The ferry boat Binghamton was acquired in 1969 by Edward Russo, an Edgewater, NJ contractor, for conversion into a restaurant and Russo planned large dining rooms on the upper and Main decks, plus two pubs in the former engine room. He leased a berth at Edgewater, NJ, and scheduled a grand opening for Labor Day, 1970. But a tugboat strike and delays in dredging her berth at Edgewater indefinitely postponed his plans.

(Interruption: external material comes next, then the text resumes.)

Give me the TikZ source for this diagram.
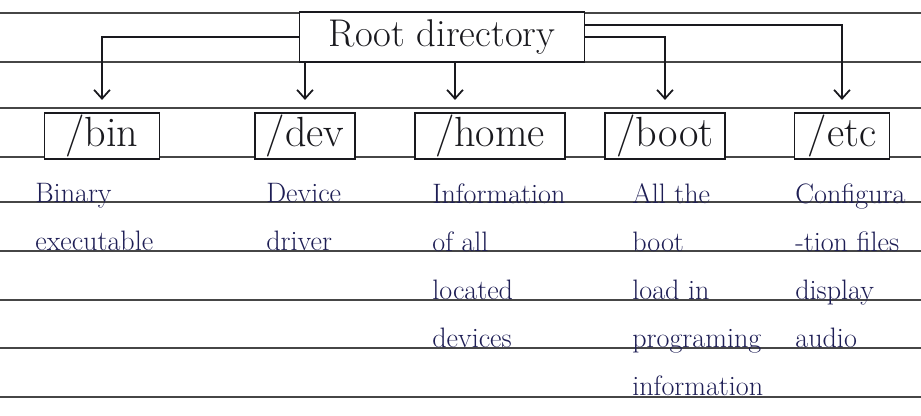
\documentclass[tikz,border=0pt]{standalone}
\usepackage{xcolor}
\usepackage{tikz}
\usetikzlibrary{arrows.meta, positioning}
\definecolor{inkblack}{RGB}{25,25,30}
\definecolor{inkblue}{RGB}{30,30,85}
\definecolor{ruled}{RGB}{70,70,70}
\tikzset{
  rootbox/.style={rectangle, draw=inkblack, fill=white, text=inkblack,
    minimum width=5.7cm, minimum height=1cm,
    font=\fontsize{22}{24}\selectfont, line width=1.1pt},
  dirbox/.style={rectangle, draw=inkblack, fill=white, text=inkblack,
    minimum height=0.84cm, inner sep=1pt,
    font=\fontsize{24}{26}\selectfont, line width=1.1pt},
  note/.style={anchor=base west, align=left, inner sep=0pt, text=inkblue,
    font=\fontsize{16}{27.3}\selectfont},
  arrow/.style={-{Straight Barb[length=5pt, width=9pt]}, line width=1pt,
    color=inkblack, shorten >=7pt},
  rule/.style={line width=0.9pt, color=ruled}
}

\begin{document}
\begin{tikzpicture}[x=0.02cm, y=-0.02cm]
  \useasboundingbox (0,0) rectangle (921,416);

  % ruled lines of the page
  \foreach \ly in {13,62,108,157,202,251,300,348,397}
    \draw[rule] (0,\ly) -- (921,\ly);

  \node[rootbox] (root) at (442,37) {Root directory};

  \node[dirbox, minimum width=2.3cm] (bin)  at (102,136) {/bin};
  \node[dirbox, minimum width=2.0cm] (dev)  at (305,136) {/dev};
  \node[dirbox, minimum width=3.0cm] (home) at (490,136) {/home};
  \node[dirbox, minimum width=2.4cm] (boot) at (665,136) {/boot};
  \node[dirbox, minimum width=1.9cm] (etc)  at (842,136) {/etc};

  \draw[arrow] (root.west) -| (bin.north);
  \draw[arrow] (root.south -| dev.north) -- (dev.north);
  \draw[arrow] ([xshift=-0.7cm]root.south -| home.north) -- ([xshift=-0.7cm]home.north);
  \draw[arrow] (root.east) -| (boot.north);
  \draw[arrow] ([yshift=-8pt]root.north east) -| (etc.north);

  % base anchor sits on the last line
  \node[note] (bintxt)  at (35,250)  {Binary\\executable};
  \node[note] (devtxt)  at (266,250) {Device\\driver};
  \node[note] (hometxt) at (432,347) {Information\\of all\\located\\devices};
  \node[note] (boottxt) at (632,395) {All the\\boot\\load in\\programing\\information};
  \node[note] (etctxt)  at (795,347) {Configura\\-tion files\\display\\audio};
\end{tikzpicture}
\end{document}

Nevertheless, the Binghamton was finally moved to Edgewater in 1971, but unable to find a concessionaire to operate the restaurant, Russo relinquished control of the vessel in 1973. Then in late 1974, the boat was sold to Ferry Binghamton Inc., of Hackensack, NJ, for conversion to a restaurant and nightclub. At that time, on February 28, 1975, her new owners had the vessel moved to a new permanent berth about one-half mile downstream and the restaurant opened later that year.
After the US Department of the Interior listed the Binghamton on the National Register of Historic Places in 1982 the vessel made headlines when its tycoon owner and former New Jersey Assembly Speaker Nelson Gross, was found murdered in Manhattan. The restaurant continued to operate for ten years but closed by the fall 2007 and it has remained vacant at its berth in Edgewater since then. Then, in July 2011, the owner applied for a demolition permit as the ferry had taken on water and was partially submerged, and then her hull was bashed in during Hurricane Sandy in October of 2012. Following, on May 19, 2013, the ferry had a fire that was investigated by the Edgewater Police and the Bergen County arson squad. However, the owner, Daniel Kim, said that there was no damage to the boat and that he was would be closing on a deal to have a subtenant demolish and remove the ferry from the site, with plans to open a restaurant atop a barge at that location. Demolition of the current Binghamton is projected to be completed by Summer 2017. And, the replacement floating restaurant, named Binghamton II, is scheduled to open in Summer 2018. Preliminary plans call for a 915-square foot restaurant and catering hall that will be erected atop a 300 X 78-foot barge.